Music Videos That Cost Tens of Dollars
Cheesy, Weird, Catchy, Sexy-
August 13th, 20091986Nothing says “trying to save a couple of ducats” like casting possibly real homeless people in your music video. (Even if they’re actors, they’re still saving on wardrobe.) Wind machine rental seems to have been a fixed cost when it came to 1980s music videos, and I think the makers of “Rise” offset it by filming on laundry/carpet agitation day.
Am I the only person totally creeped out by music videos where someone with strange hair stares at me through the TV screen in such a way to imply that he’s trying to make some sort of deep emotional connection?
I have it on good authority that the songs odd lyrics are about South African apartheid. Certainly a worthy cause, but I wonder if such songs are well on the way to seeming as quaint as Little Orphan Annie ranting against FDR.
-

Do you want to find the exact video that heralded the end of the 1980s? You could make the argument that this is it. Perhaps the last great “love sucks” song, a genre that infested the 80s like “dead boyfriend” songs infested the 1950s. You can tell the people who made this video didn’t have their hearts in it. As I remember it, the occasional out-of-sync vocals were a feature of the video on TV, not just because it’s streaming now.
I really liked Jane Child’s self-titled album. It’s too bad that the music press at the time couldn’t seem to get past the fact that she had a nose ring and dreadlocks.
-

Admittedly, this video cost more than tens of dollars. In fact, I believe it was the first video ever to cost $1 million to make. What I find amazing is that they made it at all. What the hell is the deal with the windmill? The fire pots?

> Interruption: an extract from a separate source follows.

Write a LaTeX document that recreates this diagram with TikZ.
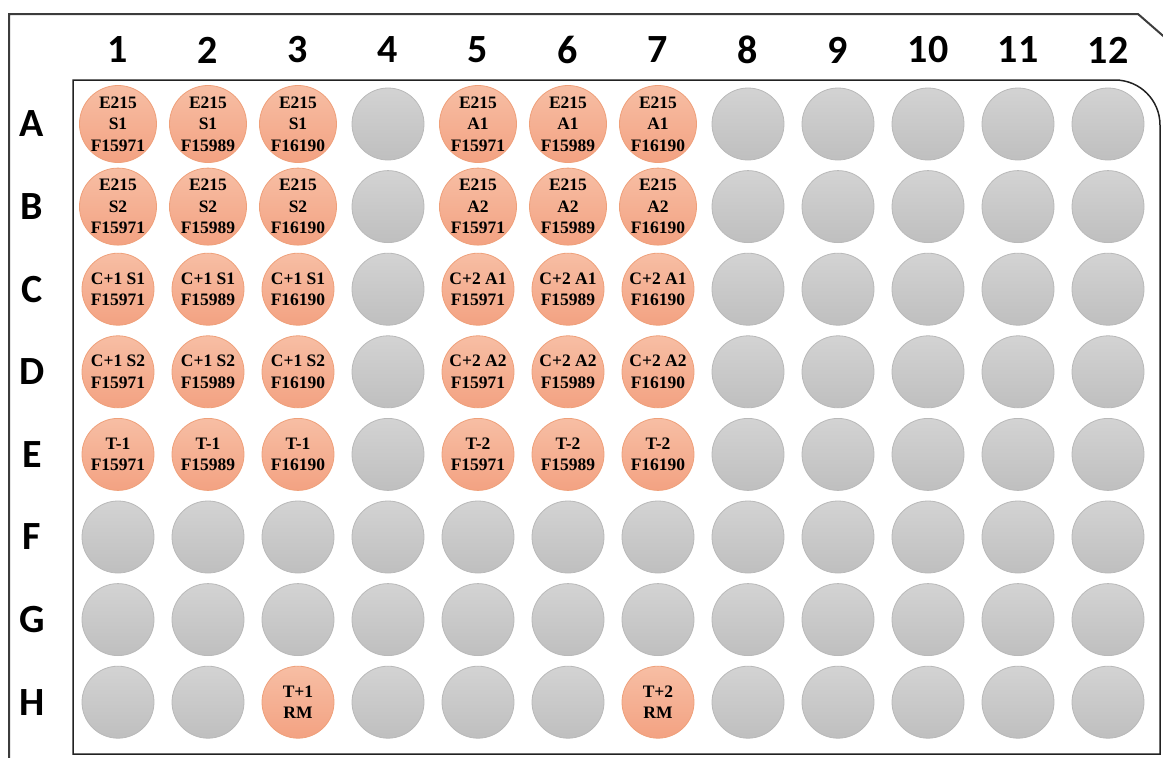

The legions of dancing post-apocalyptic mutants? The guy with the faux-hawk doing the funky chicken? It’s like the world was destroyed in a nuclear war, and society was rebuilt based on the principles of the only surviving document from the Before Times, that document being the ‘Satan’s Alley’ Broadway show from Staying Alive (1983).
Special props to the profoundly creepy animatronic head. It’s a very special prop indeed.
-

Add together the worst parts of that Toto video, a former sample band with an Illuminatus! Trilogy obsession, sets and a costumes apparently inspired by the Japanese space opera Message from Space (1978), and Tammy Wynette, and what do you get besides a combination of words never before used together in all of human history? This K.L.F. video.
If you’re wondering, the actual members of The K.L.F. are the guys dressed like Evil’s henchmen in Time Bandits (1981).
-

Things I learned from this video:
- Librarians can stamp your passport.
- This may be because Africa only exists in books. Or possibly in dusty libraries.
- Dusty libraries use oil lamps and electric lamps at the same time.
- Playing keyboard for an easy listening band is so hard you need to wear sweatbands.
- Wild dogs look for “solitary company.” Not good with oxymorons, those wild dogs.
- “Kilimanjaro rises like Olympus over the Serengeti.” So Olympus is in Africa too?
- “Serengeti” is hard to fit into a song meter.
-

I’ve never heard of Scatterbrain before, but the lead singer looks kinda like David Lee Roth, if David Lee Roth were affordable enough that he got hired to do Bar Mitzvahs.
-

Holy crap! The Corinthian!At 0:44 – I love how they put a bar over the glasses in the “reflections,” presumably because the recursion was causing feedback.
-

Today’s budget tip: a twenty-foot long segment of pipe looks twice as a long if you’re filmed walking down it in two completely different outfits.
-

Because sometimes one androgynous keyboard player just isn’t enough.
-

Did you know Shakira is a recording artist? It’s true! She has albums and everything. And here I thought she was just my every fetish come magically to life.
I have no idea what this song is about. All that really matters is that it led to this video, inspired in equal measures by anime, Goth fashion, and David Lynch movies.
At 2:31 in — is that a product placement? Or is Shakira a were-car?